Broad Strokes of Heroism is coming later this week.
It's time for me to ponder some different type stuff.
It's 2 a.m. And those of you that know me well know that I'm not tired and I probably won't be for another three hours. I'll catch my 3.5 hours of sleep and be ready to roll tomorrow morning. I've been up and down and all around -- I'm not having the easiest time controlling my depression of late, but I've been thinking some thoughts. And since people seem to like it when I do that, here we go. (Btw,
unfolded73, if you think we can use any of this... let me know.)
Here's the thing about writing smut.
I like porn without plot just as much as the next person. Only... it's never really without plot. There's always a sequence of events... Okay, side point.
But here's the thing.

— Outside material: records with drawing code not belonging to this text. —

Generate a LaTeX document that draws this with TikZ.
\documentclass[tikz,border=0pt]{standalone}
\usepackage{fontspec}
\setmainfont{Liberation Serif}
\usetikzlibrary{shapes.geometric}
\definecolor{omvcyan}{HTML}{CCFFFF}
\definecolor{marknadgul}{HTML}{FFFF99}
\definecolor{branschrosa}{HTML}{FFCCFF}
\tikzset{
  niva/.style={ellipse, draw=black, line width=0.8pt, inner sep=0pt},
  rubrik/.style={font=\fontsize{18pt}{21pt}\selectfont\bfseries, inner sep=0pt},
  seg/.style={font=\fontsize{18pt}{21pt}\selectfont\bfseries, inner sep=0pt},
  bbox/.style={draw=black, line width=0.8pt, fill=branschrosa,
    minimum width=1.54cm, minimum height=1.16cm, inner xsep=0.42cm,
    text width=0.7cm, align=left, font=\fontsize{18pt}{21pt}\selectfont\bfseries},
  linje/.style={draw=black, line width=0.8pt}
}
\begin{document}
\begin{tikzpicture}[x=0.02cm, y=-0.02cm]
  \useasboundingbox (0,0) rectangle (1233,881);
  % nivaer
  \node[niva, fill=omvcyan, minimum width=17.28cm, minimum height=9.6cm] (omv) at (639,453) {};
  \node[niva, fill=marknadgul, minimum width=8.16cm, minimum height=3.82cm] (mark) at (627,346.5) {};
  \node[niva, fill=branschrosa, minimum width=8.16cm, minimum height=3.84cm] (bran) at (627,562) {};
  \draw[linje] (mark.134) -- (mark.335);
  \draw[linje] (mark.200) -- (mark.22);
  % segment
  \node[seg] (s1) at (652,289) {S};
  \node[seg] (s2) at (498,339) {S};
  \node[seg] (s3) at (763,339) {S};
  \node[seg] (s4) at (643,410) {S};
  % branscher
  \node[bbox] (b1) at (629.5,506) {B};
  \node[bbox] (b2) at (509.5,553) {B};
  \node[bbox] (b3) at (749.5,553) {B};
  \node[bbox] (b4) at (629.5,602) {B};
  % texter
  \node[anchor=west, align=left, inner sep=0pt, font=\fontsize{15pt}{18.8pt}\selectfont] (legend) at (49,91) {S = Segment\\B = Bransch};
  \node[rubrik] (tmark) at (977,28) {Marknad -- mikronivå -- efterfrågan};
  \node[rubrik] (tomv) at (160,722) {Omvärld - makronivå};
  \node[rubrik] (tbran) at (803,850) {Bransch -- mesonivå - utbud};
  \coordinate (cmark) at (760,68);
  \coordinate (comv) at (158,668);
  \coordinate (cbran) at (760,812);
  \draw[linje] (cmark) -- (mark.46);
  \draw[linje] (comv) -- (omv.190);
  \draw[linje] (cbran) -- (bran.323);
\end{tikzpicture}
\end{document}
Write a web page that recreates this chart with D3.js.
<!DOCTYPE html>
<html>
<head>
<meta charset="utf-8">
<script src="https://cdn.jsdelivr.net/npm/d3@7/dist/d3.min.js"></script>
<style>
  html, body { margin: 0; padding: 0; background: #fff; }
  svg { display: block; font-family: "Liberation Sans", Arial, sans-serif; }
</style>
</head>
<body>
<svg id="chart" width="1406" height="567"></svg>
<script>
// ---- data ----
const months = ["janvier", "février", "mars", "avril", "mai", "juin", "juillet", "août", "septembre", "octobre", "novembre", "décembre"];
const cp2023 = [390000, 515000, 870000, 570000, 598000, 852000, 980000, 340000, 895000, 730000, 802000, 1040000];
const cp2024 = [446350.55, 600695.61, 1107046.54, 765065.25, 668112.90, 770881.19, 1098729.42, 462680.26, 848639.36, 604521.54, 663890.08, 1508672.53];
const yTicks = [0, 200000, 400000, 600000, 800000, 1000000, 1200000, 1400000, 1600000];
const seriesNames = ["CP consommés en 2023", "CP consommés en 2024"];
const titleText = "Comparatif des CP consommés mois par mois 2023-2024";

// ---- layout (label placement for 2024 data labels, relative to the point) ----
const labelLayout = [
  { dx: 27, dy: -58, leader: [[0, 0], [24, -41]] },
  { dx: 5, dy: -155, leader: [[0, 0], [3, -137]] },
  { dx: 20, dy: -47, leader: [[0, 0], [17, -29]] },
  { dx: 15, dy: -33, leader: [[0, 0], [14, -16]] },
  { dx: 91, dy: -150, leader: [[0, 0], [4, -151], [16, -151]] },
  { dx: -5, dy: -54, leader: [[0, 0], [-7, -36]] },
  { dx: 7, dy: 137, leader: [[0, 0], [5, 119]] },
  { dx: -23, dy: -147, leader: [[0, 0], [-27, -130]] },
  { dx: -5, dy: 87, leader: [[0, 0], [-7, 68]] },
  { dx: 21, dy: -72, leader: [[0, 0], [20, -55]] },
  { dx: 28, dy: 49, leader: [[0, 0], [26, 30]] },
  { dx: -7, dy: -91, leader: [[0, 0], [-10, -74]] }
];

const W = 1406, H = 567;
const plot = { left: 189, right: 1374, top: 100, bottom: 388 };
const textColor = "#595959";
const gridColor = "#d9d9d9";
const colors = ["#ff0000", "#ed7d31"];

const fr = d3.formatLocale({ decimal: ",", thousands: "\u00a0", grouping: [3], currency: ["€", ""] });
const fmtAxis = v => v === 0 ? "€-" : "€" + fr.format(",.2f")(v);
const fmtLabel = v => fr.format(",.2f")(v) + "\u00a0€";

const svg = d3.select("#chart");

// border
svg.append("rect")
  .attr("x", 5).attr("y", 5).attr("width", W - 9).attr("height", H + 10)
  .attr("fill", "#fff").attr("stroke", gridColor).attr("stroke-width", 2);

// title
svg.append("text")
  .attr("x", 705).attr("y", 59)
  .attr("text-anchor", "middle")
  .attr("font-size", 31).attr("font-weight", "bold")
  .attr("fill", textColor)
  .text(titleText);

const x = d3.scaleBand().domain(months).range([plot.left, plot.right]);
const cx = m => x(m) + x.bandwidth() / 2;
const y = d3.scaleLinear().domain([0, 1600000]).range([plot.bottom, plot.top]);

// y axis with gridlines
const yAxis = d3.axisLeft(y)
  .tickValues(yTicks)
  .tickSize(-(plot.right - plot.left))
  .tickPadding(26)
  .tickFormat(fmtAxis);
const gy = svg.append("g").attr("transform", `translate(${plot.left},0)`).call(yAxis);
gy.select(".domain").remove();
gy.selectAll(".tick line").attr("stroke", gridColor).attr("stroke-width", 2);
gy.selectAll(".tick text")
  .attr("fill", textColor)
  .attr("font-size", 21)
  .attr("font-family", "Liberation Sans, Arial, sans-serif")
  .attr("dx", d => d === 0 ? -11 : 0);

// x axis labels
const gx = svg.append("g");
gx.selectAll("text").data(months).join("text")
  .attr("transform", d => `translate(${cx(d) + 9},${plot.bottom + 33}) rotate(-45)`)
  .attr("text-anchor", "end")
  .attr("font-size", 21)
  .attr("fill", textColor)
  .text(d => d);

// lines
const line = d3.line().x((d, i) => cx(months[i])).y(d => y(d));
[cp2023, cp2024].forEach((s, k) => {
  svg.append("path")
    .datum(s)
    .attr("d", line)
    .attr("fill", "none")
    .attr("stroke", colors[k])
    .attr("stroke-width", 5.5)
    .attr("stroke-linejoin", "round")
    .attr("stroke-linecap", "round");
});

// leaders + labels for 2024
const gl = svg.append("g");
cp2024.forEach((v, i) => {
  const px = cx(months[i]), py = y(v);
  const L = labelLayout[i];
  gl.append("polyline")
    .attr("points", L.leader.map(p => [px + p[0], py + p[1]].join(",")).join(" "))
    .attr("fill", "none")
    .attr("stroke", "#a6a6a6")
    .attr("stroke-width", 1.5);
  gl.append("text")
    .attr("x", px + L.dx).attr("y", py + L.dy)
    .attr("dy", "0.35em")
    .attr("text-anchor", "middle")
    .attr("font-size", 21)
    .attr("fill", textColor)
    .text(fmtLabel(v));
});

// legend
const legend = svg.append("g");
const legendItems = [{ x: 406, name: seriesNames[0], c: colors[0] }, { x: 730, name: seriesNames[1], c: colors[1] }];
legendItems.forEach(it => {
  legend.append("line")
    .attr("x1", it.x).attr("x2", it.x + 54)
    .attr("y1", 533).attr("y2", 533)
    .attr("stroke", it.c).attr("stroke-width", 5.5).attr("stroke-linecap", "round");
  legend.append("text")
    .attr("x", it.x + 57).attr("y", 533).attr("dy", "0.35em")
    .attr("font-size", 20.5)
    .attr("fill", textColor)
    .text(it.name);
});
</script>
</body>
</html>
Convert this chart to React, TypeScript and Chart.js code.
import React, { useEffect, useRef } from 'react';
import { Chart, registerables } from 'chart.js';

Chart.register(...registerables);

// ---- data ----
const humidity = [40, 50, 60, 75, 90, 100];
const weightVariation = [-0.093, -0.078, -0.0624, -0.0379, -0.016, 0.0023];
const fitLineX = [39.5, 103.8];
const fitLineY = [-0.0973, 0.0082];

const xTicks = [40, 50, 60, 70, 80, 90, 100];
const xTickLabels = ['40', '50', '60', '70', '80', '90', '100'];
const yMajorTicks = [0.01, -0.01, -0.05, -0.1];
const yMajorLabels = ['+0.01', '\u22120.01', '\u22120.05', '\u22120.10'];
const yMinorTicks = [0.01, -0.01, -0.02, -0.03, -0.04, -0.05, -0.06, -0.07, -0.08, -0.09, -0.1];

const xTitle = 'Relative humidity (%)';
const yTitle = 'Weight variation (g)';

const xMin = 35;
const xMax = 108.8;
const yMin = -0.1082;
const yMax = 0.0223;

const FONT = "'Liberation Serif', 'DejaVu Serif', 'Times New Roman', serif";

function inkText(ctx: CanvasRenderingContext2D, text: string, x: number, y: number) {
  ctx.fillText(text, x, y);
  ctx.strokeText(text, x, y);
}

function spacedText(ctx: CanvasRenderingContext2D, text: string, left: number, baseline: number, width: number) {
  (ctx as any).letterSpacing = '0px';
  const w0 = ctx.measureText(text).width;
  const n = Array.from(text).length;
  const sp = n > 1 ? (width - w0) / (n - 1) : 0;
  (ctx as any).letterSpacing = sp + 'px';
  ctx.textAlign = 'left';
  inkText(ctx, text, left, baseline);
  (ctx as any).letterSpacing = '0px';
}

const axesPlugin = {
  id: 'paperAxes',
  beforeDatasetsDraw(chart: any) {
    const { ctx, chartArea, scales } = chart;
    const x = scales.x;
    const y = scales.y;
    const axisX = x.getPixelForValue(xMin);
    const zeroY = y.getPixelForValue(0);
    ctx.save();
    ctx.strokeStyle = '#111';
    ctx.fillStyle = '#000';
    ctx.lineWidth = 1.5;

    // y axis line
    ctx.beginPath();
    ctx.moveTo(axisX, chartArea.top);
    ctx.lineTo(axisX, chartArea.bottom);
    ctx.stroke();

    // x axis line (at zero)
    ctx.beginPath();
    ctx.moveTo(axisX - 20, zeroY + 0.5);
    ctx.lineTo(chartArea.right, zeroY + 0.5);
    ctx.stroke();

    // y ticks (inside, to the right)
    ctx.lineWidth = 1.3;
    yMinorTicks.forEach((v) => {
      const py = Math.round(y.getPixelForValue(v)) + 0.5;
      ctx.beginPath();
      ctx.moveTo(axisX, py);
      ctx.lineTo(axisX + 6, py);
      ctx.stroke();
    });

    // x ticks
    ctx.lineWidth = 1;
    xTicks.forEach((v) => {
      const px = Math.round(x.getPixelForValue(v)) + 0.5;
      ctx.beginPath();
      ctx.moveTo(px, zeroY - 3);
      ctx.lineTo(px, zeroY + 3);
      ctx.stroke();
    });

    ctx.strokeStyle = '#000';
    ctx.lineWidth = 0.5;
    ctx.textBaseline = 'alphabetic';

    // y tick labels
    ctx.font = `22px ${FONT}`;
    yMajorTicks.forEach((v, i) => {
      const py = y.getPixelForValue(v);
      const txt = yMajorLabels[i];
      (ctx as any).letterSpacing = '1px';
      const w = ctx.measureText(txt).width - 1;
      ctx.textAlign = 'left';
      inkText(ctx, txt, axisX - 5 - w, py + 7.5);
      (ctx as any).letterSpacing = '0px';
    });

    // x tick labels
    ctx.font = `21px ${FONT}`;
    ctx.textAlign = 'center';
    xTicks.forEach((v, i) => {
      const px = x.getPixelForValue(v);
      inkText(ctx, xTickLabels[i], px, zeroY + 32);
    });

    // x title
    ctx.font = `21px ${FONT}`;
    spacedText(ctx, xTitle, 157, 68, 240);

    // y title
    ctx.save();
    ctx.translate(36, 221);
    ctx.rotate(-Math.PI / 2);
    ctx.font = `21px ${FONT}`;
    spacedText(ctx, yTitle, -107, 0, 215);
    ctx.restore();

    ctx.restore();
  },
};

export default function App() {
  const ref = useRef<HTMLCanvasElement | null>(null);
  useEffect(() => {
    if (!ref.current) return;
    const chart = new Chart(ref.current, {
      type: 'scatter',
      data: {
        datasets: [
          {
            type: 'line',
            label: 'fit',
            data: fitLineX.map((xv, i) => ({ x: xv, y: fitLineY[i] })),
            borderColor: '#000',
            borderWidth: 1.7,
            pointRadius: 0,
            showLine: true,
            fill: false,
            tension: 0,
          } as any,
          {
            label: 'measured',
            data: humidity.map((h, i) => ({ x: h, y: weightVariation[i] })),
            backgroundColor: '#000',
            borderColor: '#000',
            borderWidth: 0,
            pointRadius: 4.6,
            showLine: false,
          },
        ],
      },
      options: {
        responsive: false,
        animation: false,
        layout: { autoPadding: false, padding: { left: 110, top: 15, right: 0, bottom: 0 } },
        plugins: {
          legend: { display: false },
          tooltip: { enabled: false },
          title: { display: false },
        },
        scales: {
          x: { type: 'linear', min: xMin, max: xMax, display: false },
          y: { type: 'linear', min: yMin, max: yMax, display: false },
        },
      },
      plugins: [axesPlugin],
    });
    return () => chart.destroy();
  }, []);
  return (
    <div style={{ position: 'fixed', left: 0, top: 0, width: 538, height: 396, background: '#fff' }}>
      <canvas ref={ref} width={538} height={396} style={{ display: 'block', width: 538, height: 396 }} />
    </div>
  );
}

Writing about just sex is easy. Insert Tab A into Slot B. Turn knobs. Wash, rinse, repeat in different positions.
Writing about intimacy is hard. Because it's so deeply personal. You've got to open the book of yourself and find an experience to build on. Intimacy is about those moments with your lover that you keep close to you and don't tell anyone about because it's that precious.
Intimacy is not sex.
I think this goes back to my issues with the writing as I did as a teenager. I romanticized sex, when I should have been romanticizing intimacy -- which is a lot rarer. You can have good sex with a stranger. I have it on good authority. You can't have intimacy with a stranger.
And my argument here is that you can't write a good love story without a sense of intimacy. A sense of -- this is as permanent as it gets. We go together like peanut butter and jelly. I know you so well and I don't have to show you that through sex -- I can communicate that with a touch of my hand and a cup of your favorite tea.
This is my problem with Twilight. It misses intimacy by like -- a million miles.
"O hai thar, ur standin' ova my bed bein smexy" is not intimacy. It's not even keeping vigil by a loved one's bedside while they're ill -- although that can be intimate. Without feeling behind it, though... there's just nothing to move me to "aww, that's so sweet".
In all of the fics I love, in all of the stories I love, the couples have this indescribable feeling to them. It's in the way Rose and the Doctor sit in the bed and discuss their children in the Chaos Verse. It's the way Rose and the Doctor deal with the marital problems in Paradise Lost. It's the way they make their way cross-country in a blue Morris Minor in
the_tenzo's fic...
It's a sense of knowing. And not just knowing. Knowing the right little things to do.
One of my friends was telling me about how her husband makes her cups of tea and slips them unobtrusively next to her computer while she's writing. Another expresses it in her husband's trust in her decisions while she changes her life completely. Another tells me about her boyfriend, across the ocean, who keeps Skype on just so that he can hear her and she can hear him while they putter around on a Saturday.
I don't just want sex. I want that. Not only from my fic. From my life. Although, seeing it in fic would be a lot nicer.
SO. Authors attempting smut for the very first time. You know who you are. Give me more than sex. Give me intimacy. Give me power. Give me more. Because then you'll excite me. I have faith in you.